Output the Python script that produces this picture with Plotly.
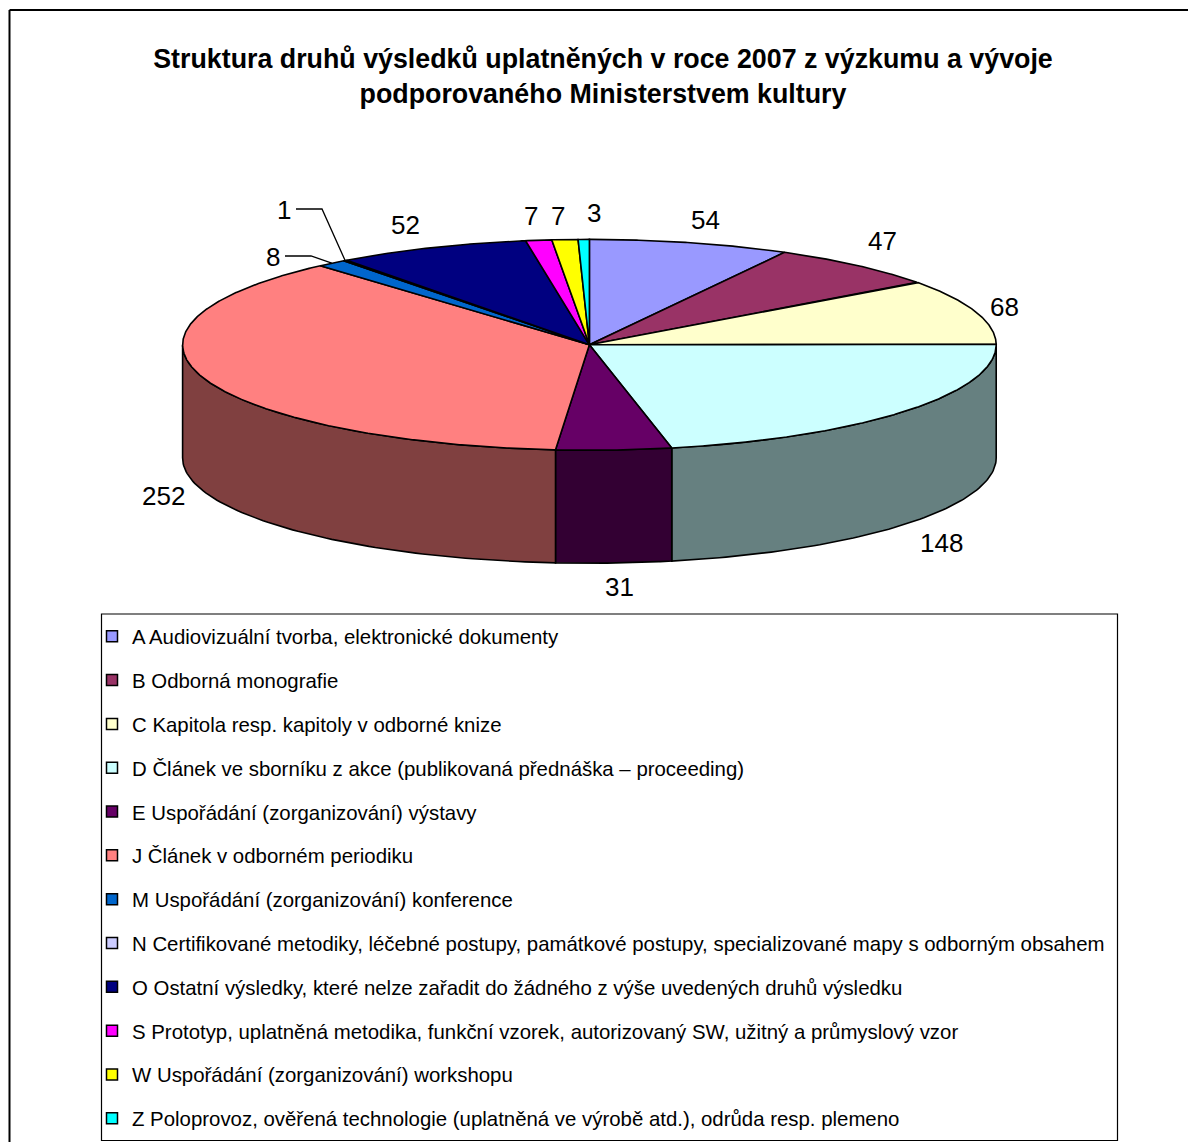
import numpy as np
import plotly.graph_objects as go

codes = ["A", "B", "C", "D", "E", "J", "M", "N", "O", "S", "W", "Z"]
categories = [
    "A Audiovizuální tvorba, elektronické dokumenty",
    "B Odborná monografie",
    "C Kapitola resp. kapitoly v odborné knize",
    "D Článek ve sborníku z akce (publikovaná přednáška – proceeding)",
    "E Uspořádání (zorganizování) výstavy",
    "J Článek v odborném periodiku",
    "M Uspořádání (zorganizování) konference",
    "N Certifikované metodiky, léčebné postupy, památkové postupy, specializované mapy s odborným obsahem",
    "O Ostatní výsledky, které nelze zařadit do žádného z výše uvedených druhů výsledku",
    "S Prototyp, uplatněná metodika, funkční vzorek, autorizovaný SW, užitný a průmyslový vzor",
    "W Uspořádání (zorganizování) workshopu",
    "Z Poloprovoz, ověřená technologie (uplatněná ve výrobě atd.), odrůda resp. plemeno",
]
values = [54, 47, 68, 148, 31, 252, 8, 1, 52, 7, 7, 3]
title = ("Struktura druhů výsledků uplatněných v roce 2007 z výzkumu a vývoje<br>"
         "podporovaného Ministerstvem kultury")

# styles and layout
top_colors = ["#9999FF", "#993366", "#FFFFCC", "#CCFFFF", "#660066", "#FF8080",
              "#0066CC", "#CCCCFF", "#000080", "#FF00FF", "#FFFF00", "#00FFFF"]
side_colors = ["#4D4D80", "#4D1A33", "#808066", "#668080", "#330033", "#804040",
               "#003366", "#666680", "#000040", "#800080", "#808000", "#008080"]
CX, CY, RX, RY, DEPTH = 589.4, 344.8, 406.8, 105.4, 113.0
label_xy = [(705, 220), (882, 241), (1004, 307), (941, 543), (619, 587), (163, 496),
            (273, 257), (284, 210), (405, 225), (531, 216), (558, 216), (594, 213)]
LINE = 1.6


def rim(theta):
    return CX + RX * np.sin(theta), CY - RY * np.cos(theta)


edges = np.concatenate([[0], np.cumsum(values)]) / sum(values) * 2 * np.pi
fig = go.Figure()

# side walls: only the part of each slice on the front half of the pie
for i in range(len(values)):
    a, b = max(edges[i], np.pi / 2), min(edges[i + 1], 3 * np.pi / 2)
    if b <= a:
        continue
    t = np.linspace(a, b, 80)
    x, y = rim(t)
    fig.add_trace(go.Scatter(
        x=np.concatenate([x, x[::-1], x[:1]]),
        y=np.concatenate([y, y[::-1] + DEPTH, y[:1]]),
        mode="lines", fill="toself", fillcolor=side_colors[i],
        line=dict(color="black", width=LINE), showlegend=False, hoverinfo="skip"))

# top faces
for i, v in enumerate(values):
    t = np.linspace(edges[i], edges[i + 1], max(3, int(v * 2)))
    x, y = rim(t)
    fig.add_trace(go.Scatter(
        x=np.concatenate([[CX], x, [CX]]),
        y=np.concatenate([[CY], y, [CY]]),
        mode="lines", fill="toself", fillcolor=top_colors[i],
        line=dict(color="black", width=LINE), showlegend=False,
        name=codes[i], text=f"{categories[i]}: {v}", hoverinfo="text"))

# leader lines for the two small slices
for i in (6, 7):
    mid = (edges[i] + edges[i + 1]) / 2
    ex, ey = rim(mid)
    lx, ly = label_xy[i]
    fig.add_trace(go.Scatter(
        x=[lx + 12, lx + 38, ex], y=[ly - 1, ly - 1, ey], mode="lines",
        line=dict(color="black", width=1.3), showlegend=False, hoverinfo="skip"))

# value labels
for v, (lx, ly) in zip(values, label_xy):
    fig.add_annotation(x=lx, y=ly, xref="x", yref="y", text=str(v), showarrow=False,
                       font=dict(family="Liberation Sans", size=26, color="black"),
                       xanchor="center", yanchor="middle")

# legend entries
for i, name in enumerate(categories):
    fig.add_trace(go.Scatter(
        x=[None], y=[None], mode="markers", name=name, legendgroup=codes[i],
        marker=dict(symbol="square", size=11, color=top_colors[i],
                    line=dict(color="black", width=1.5))))

fig.update_layout(
    width=1188, height=1142, margin=dict(l=0, r=0, t=0, b=0),
    paper_bgcolor="white", plot_bgcolor="white",
    xaxis=dict(range=[0, 1188], visible=False, fixedrange=True),
    yaxis=dict(range=[1142, 0], visible=False, fixedrange=True),
    title=dict(text=title, x=603 / 1188, xanchor="center", y=1 - 68 / 1142, yanchor="middle",
               font=dict(family="Liberation Sans", size=26.8, color="black", weight="bold")),
    legend=dict(x=92 / 1188, y=1 - 616.5 / 1142, xanchor="left", yanchor="top",
                bgcolor="rgba(0,0,0,0)", borderwidth=0,
                font=dict(family="Liberation Sans", size=20.4, color="black"),
                tracegroupgap=14.3, itemsizing="trace", traceorder="grouped",
                itemclick=False, itemdoubleclick=False),
    showlegend=True,
    shapes=[
        dict(type="line", xref="paper", yref="paper", x0=9.5 / 1188, x1=1, y0=1 - 10 / 1142, y1=1 - 10 / 1142,
             line=dict(color="black", width=2)),
        dict(type="line", xref="paper", yref="paper", x0=9.5 / 1188, x1=9.5 / 1188, y0=1 - 10 / 1142, y1=0,
             line=dict(color="black", width=2)),
        dict(type="rect", xref="paper", yref="paper", x0=101.5 / 1188, x1=1117.5 / 1188,
             y0=1 - 614 / 1142, y1=1 - 1140.5 / 1142, line=dict(color="black", width=1.2)),
    ],
)

fig.write_html("out.html", config={"displayModeBar": False},
               post_script="document.body.style.margin='0';document.body.style.overflow='hidden';")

* [PROBLEM REQUIREMENTS]
Leave out the pictures and output the rest of the material exactly as written.

* [THE COMPLETED TASK]
Output the Python script that produces this picture with Plotly.
import numpy as np
import plotly.graph_objects as go

codes = ["A", "B", "C", "D", "E", "J", "M", "N", "O", "S", "W", "Z"]
categories = [
    "A Audiovizuální tvorba, elektronické dokumenty",
    "B Odborná monografie",
    "C Kapitola resp. kapitoly v odborné knize",
    "D Článek ve sborníku z akce (publikovaná přednáška – proceeding)",
    "E Uspořádání (zorganizování) výstavy",
    "J Článek v odborném periodiku",
    "M Uspořádání (zorganizování) konference",
    "N Certifikované metodiky, léčebné postupy, památkové postupy, specializované mapy s odborným obsahem",
    "O Ostatní výsledky, které nelze zařadit do žádného z výše uvedených druhů výsledku",
    "S Prototyp, uplatněná metodika, funkční vzorek, autorizovaný SW, užitný a průmyslový vzor",
    "W Uspořádání (zorganizování) workshopu",
    "Z Poloprovoz, ověřená technologie (uplatněná ve výrobě atd.), odrůda resp. plemeno",
]
values = [54, 47, 68, 148, 31, 252, 8, 1, 52, 7, 7, 3]
title = ("Struktura druhů výsledků uplatněných v roce 2007 z výzkumu a vývoje<br>"
         "podporovaného Ministerstvem kultury")

# styles and layout
top_colors = ["#9999FF", "#993366", "#FFFFCC", "#CCFFFF", "#660066", "#FF8080",
              "#0066CC", "#CCCCFF", "#000080", "#FF00FF", "#FFFF00", "#00FFFF"]
side_colors = ["#4D4D80", "#4D1A33", "#808066", "#668080", "#330033", "#804040",
               "#003366", "#666680", "#000040", "#800080", "#808000", "#008080"]
CX, CY, RX, RY, DEPTH = 589.4, 344.8, 406.8, 105.4, 113.0
label_xy = [(705, 220), (882, 241), (1004, 307), (941, 543), (619, 587), (163, 496),
            (273, 257), (284, 210), (405, 225), (531, 216), (558, 216), (594, 213)]
LINE = 1.6


def rim(theta):
    return CX + RX * np.sin(theta), CY - RY * np.cos(theta)


edges = np.concatenate([[0], np.cumsum(values)]) / sum(values) * 2 * np.pi
fig = go.Figure()

# side walls: only the part of each slice on the front half of the pie
for i in range(len(values)):
    a, b = max(edges[i], np.pi / 2), min(edges[i + 1], 3 * np.pi / 2)
    if b <= a:
        continue
    t = np.linspace(a, b, 80)
    x, y = rim(t)
    fig.add_trace(go.Scatter(
        x=np.concatenate([x, x[::-1], x[:1]]),
        y=np.concatenate([y, y[::-1] + DEPTH, y[:1]]),
        mode="lines", fill="toself", fillcolor=side_colors[i],
        line=dict(color="black", width=LINE), showlegend=False, hoverinfo="skip"))

# top faces
for i, v in enumerate(values):
    t = np.linspace(edges[i], edges[i + 1], max(3, int(v * 2)))
    x, y = rim(t)
    fig.add_trace(go.Scatter(
        x=np.concatenate([[CX], x, [CX]]),
        y=np.concatenate([[CY], y, [CY]]),
        mode="lines", fill="toself", fillcolor=top_colors[i],
        line=dict(color="black", width=LINE), showlegend=False,
        name=codes[i], text=f"{categories[i]}: {v}", hoverinfo="text"))

# leader lines for the two small slices
for i in (6, 7):
    mid = (edges[i] + edges[i + 1]) / 2
    ex, ey = rim(mid)
    lx, ly = label_xy[i]
    fig.add_trace(go.Scatter(
        x=[lx + 12, lx + 38, ex], y=[ly - 1, ly - 1, ey], mode="lines",
        line=dict(color="black", width=1.3), showlegend=False, hoverinfo="skip"))

# value labels
for v, (lx, ly) in zip(values, label_xy):
    fig.add_annotation(x=lx, y=ly, xref="x", yref="y", text=str(v), showarrow=False,
                       font=dict(family="Liberation Sans", size=26, color="black"),
                       xanchor="center", yanchor="middle")

# legend entries
for i, name in enumerate(categories):
    fig.add_trace(go.Scatter(
        x=[None], y=[None], mode="markers", name=name, legendgroup=codes[i],
        marker=dict(symbol="square", size=11, color=top_colors[i],
                    line=dict(color="black", width=1.5))))

fig.update_layout(
    width=1188, height=1142, margin=dict(l=0, r=0, t=0, b=0),
    paper_bgcolor="white", plot_bgcolor="white",
    xaxis=dict(range=[0, 1188], visible=False, fixedrange=True),
    yaxis=dict(range=[1142, 0], visible=False, fixedrange=True),
    title=dict(text=title, x=603 / 1188, xanchor="center", y=1 - 68 / 1142, yanchor="middle",
               font=dict(family="Liberation Sans", size=26.8, color="black", weight="bold")),
    legend=dict(x=92 / 1188, y=1 - 616.5 / 1142, xanchor="left", yanchor="top",
                bgcolor="rgba(0,0,0,0)", borderwidth=0,
                font=dict(family="Liberation Sans", size=20.4, color="black"),
                tracegroupgap=14.3, itemsizing="trace", traceorder="grouped",
                itemclick=False, itemdoubleclick=False),
    showlegend=True,
    shapes=[
        dict(type="line", xref="paper", yref="paper", x0=9.5 / 1188, x1=1, y0=1 - 10 / 1142, y1=1 - 10 / 1142,
             line=dict(color="black", width=2)),
        dict(type="line", xref="paper", yref="paper", x0=9.5 / 1188, x1=9.5 / 1188, y0=1 - 10 / 1142, y1=0,
             line=dict(color="black", width=2)),
        dict(type="rect", xref="paper", yref="paper", x0=101.5 / 1188, x1=1117.5 / 1188,
             y0=1 - 614 / 1142, y1=1 - 1140.5 / 1142, line=dict(color="black", width=1.2)),
    ],
)

fig.write_html("out.html", config={"displayModeBar": False},
               post_script="document.body.style.margin='0';document.body.style.overflow='hidden';")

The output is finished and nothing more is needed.